The first fund, launched in 2021, had about 250 operators and just a couple of institutional investors. It backed companies like AI composer Writer (valued at $1.9 billion in its last raise in November), AI data center tech Atlan (that last raised $105 million at a $750 million valuation), and security compliance Vanta (last raised $150 million at $2.45 billion), among others.

With that track record, Fund II attracted 300 operator LPs, as well as six institutions including Bain Capital Ventures, HarbourVest, Inovia Capital, and Franklin Park.

And Altschuler finds himself swept into leading a rising emerging fund.

That wasn’t actually his initial intention. Altschuler was once employee No. 8 at Udemy, running sales through its early days. He later helped with startup community SaaStr and advised for a few startups, then launched his own blog called Sales Hacker, which he sold to Outreach in 2018 (though he has since bought it back). He began to angel invest, writing early checks for Gong and Carbon Health. 
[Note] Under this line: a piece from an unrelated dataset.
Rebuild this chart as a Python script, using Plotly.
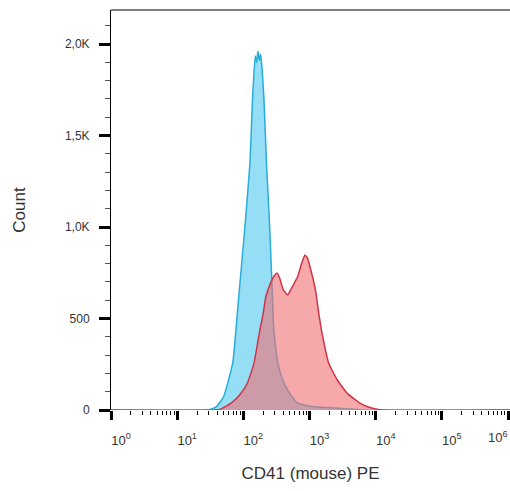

People in Altschuler’s considerable network kept asking him to show them how to angel invest. So he decided to try doing that.

He emailed a list of GTM people and shared an idea: “What if we raised a million dollars between 20 to 50 of us and put it into 10 companies and then meaningfully supported those companies?” he suggested. “And it went gangbusters. We ended up raising $22 million for Fund I.”

LPs in the fund can opt to do as much or as little as they want to assist, from silent investing to being highly involved with portfolio companies. GTMfund has also built out community functions: like a deal flow channel where LPs can chat; and it hosts six dinners a year as well as an annual retreat.

“It’s become, for me, just a labor of love. It’s a lot of fun,” he said. “I’m getting the same out of it as our LPs are. I love working with all these different founders, all these different companies to help them on this kind of niche topic of GTM.”

GTMfund’s structure as an operator fund isn’t common, but it also isn’t unheard-of. For instance, Mallun Yen founded Operator Collective in 2019, which launched out of the gate with $45 million, and raised a second $92 million in 2022 and also has an enviable portfolio. Another more recent example is Ashley Mayer’s Coalition which launched in 2022 with $12.5 million. 

As for GTMfund’s second fund, Altschuler says the goal is to back about 40 early-stage companies at pre-seed, seed, and the occasional Series A — with check sizes of between half a million and $1.5 million.